Two years after Madelaine’s death Jim’s wife became pregnant again. For eight months they lived with a lot of anxiety, mixed with a little faith. When it came time to have the final sonogram, their hearts were in their throats, bracing for bad news. The technician, who did not know their story, kept saying things they loved to hear: “Perfect hands….perfect heart…your baby looks just perfect. Do you want to know the gender?” They said yes. “It’s a little girl.” They both smiled. “What are you going to name her?” she asked. At the very same moment they said, “Hope.”
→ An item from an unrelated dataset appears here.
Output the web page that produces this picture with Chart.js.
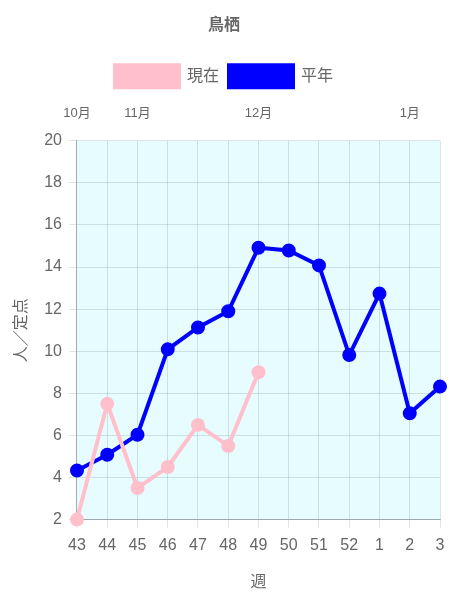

We can grow much more through our trials than through our successes. They can work for our good, if we allow them. God has his purpose. It may not be seen in our lifetime, or on this earth, but it will be fulfilled. In the meantime we are sustained by the knowledge that God suffers with us in all things. He gives us the strength to endure, even to experience joy, and above all he gives us hope if we trust in him, that he is good and that he is love. For he is Jesus.